**DATA SUPPLIED**
★ ★ ★ ★ ★
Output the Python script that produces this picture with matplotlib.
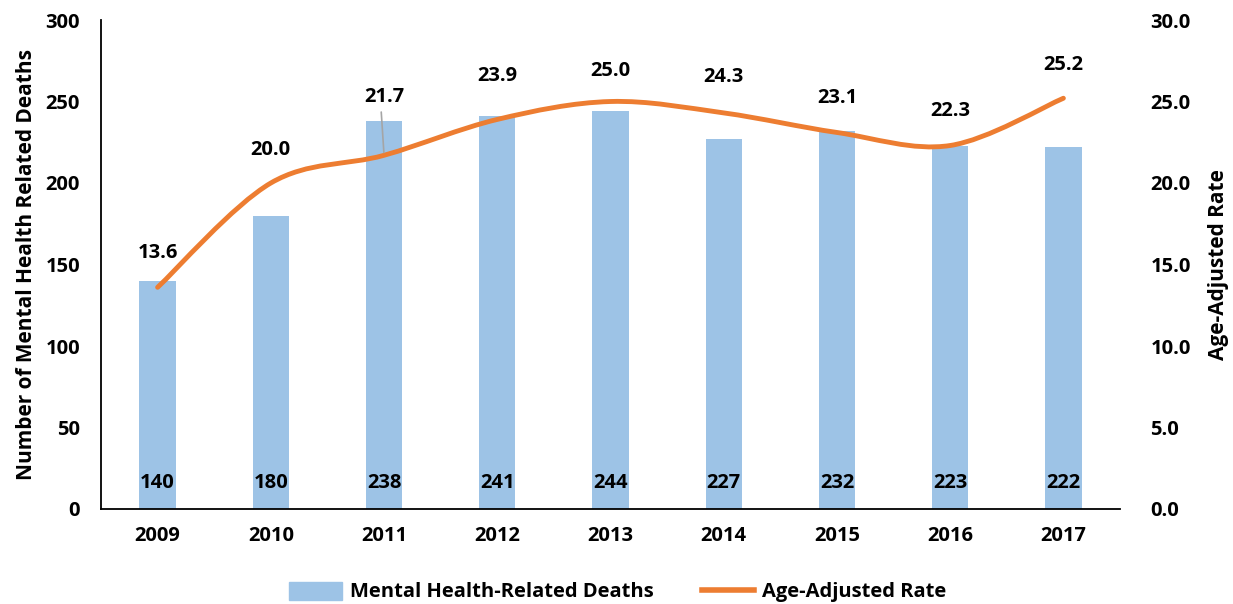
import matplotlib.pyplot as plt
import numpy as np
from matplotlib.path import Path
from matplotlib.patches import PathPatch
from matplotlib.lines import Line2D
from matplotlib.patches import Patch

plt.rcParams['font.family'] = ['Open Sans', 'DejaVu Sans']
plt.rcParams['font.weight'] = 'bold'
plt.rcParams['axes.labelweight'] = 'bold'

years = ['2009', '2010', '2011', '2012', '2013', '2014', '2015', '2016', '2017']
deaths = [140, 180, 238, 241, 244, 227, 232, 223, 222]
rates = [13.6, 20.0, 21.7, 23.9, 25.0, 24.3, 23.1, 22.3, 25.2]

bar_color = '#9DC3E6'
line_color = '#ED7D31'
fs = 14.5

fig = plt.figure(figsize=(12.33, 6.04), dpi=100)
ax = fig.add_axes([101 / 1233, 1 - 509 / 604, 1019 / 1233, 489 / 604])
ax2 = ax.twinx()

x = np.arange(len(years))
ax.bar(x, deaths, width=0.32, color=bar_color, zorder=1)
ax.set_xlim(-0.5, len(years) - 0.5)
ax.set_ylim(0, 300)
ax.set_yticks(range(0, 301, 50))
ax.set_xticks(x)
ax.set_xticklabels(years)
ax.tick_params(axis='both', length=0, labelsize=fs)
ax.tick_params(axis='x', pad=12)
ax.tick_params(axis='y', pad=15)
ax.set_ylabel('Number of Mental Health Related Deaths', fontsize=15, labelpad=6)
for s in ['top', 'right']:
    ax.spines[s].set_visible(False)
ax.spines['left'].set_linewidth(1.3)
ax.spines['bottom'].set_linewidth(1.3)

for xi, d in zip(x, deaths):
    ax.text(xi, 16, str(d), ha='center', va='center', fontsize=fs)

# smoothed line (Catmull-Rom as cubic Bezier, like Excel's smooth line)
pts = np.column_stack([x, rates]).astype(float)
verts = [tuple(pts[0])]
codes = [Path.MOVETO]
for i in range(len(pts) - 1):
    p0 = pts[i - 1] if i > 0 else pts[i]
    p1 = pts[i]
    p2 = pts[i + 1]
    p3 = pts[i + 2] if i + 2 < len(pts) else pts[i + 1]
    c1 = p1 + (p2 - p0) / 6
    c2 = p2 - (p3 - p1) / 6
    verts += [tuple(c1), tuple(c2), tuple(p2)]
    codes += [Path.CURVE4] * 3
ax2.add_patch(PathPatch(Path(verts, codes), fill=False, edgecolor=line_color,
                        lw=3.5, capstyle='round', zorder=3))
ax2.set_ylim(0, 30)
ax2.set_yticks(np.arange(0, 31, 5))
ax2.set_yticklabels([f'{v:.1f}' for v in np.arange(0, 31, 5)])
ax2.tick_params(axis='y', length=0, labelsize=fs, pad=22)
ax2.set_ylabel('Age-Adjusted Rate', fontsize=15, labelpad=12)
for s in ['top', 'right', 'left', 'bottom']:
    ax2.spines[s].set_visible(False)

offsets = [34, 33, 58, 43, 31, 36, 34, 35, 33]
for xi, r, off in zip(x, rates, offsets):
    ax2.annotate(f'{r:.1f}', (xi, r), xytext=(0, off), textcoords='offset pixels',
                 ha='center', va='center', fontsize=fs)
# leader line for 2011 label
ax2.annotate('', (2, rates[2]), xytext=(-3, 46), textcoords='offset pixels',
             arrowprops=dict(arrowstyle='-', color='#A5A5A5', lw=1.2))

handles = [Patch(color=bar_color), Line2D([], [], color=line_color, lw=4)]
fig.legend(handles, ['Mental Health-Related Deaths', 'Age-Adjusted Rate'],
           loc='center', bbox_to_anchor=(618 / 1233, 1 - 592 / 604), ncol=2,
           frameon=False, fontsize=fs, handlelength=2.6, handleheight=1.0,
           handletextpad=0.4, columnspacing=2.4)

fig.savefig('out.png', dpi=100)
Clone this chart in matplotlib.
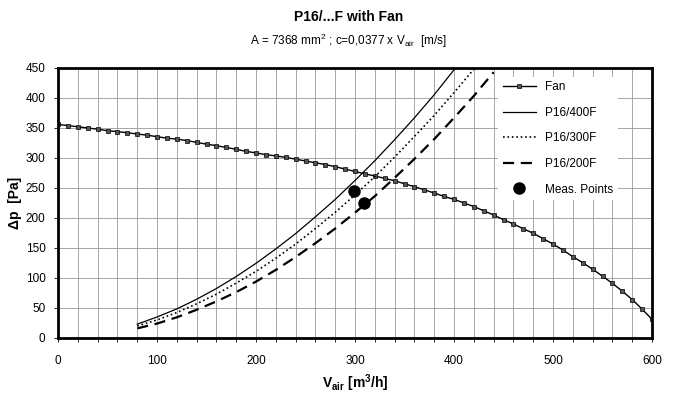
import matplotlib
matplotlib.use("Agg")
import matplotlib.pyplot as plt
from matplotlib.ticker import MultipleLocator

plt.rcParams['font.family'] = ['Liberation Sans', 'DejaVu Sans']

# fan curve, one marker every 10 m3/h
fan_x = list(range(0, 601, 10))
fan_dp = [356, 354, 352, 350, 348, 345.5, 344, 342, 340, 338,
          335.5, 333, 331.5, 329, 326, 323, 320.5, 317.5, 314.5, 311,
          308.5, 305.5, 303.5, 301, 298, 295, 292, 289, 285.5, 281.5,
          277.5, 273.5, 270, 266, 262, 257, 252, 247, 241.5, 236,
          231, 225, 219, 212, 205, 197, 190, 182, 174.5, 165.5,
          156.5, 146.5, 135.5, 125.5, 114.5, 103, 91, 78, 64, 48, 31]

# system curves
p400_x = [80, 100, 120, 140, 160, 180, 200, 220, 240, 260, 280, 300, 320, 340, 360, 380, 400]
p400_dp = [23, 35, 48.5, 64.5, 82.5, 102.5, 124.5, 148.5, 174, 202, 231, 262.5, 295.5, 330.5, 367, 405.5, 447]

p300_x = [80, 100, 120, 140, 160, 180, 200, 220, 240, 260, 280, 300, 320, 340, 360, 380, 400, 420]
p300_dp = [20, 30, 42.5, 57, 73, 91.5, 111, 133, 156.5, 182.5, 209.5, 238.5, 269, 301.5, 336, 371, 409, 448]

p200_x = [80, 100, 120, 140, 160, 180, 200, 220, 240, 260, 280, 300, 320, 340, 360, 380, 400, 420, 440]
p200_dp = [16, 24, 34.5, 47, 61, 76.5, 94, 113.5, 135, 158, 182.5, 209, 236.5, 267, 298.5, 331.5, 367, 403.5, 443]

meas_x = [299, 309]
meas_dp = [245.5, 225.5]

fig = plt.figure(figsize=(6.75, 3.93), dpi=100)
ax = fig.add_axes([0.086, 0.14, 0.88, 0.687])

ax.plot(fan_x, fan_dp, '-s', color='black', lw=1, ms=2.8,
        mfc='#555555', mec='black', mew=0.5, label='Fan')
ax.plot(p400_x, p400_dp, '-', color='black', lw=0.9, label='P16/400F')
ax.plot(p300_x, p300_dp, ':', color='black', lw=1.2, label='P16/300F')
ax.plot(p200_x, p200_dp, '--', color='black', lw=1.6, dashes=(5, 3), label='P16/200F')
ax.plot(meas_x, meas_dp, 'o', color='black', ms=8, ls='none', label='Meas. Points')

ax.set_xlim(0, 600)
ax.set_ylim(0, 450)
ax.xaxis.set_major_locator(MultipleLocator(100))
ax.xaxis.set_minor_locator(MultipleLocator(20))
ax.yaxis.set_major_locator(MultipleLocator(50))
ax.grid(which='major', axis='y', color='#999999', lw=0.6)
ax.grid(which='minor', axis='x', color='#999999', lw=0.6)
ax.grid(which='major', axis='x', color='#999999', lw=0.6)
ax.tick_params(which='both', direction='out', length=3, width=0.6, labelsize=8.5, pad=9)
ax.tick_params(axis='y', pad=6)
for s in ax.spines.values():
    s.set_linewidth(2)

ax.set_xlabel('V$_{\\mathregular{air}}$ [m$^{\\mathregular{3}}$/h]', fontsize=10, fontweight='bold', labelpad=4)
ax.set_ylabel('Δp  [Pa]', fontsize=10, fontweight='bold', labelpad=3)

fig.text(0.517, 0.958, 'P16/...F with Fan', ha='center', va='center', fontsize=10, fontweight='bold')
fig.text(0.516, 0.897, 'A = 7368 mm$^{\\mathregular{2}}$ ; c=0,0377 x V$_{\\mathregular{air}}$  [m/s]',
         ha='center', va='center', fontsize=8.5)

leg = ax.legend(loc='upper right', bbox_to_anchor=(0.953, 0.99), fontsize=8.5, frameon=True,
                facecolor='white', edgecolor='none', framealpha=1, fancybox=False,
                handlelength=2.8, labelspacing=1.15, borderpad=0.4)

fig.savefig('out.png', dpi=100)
★ ★ ★ ★ ★
**YOUR TASK**
Give back exactly the lines from the top of the records to the line containing "plt.rcParams['axes.labelweight'] = 'bold'", both included, and no pictures.

**COMPLETE OUTPUT**
Output the Python script that produces this picture with matplotlib.
import matplotlib.pyplot as plt
import numpy as np
from matplotlib.path import Path
from matplotlib.patches import PathPatch
from matplotlib.lines import Line2D
from matplotlib.patches import Patch

plt.rcParams['font.family'] = ['Open Sans', 'DejaVu Sans']
plt.rcParams['font.weight'] = 'bold'
plt.rcParams['axes.labelweight'] = 'bold'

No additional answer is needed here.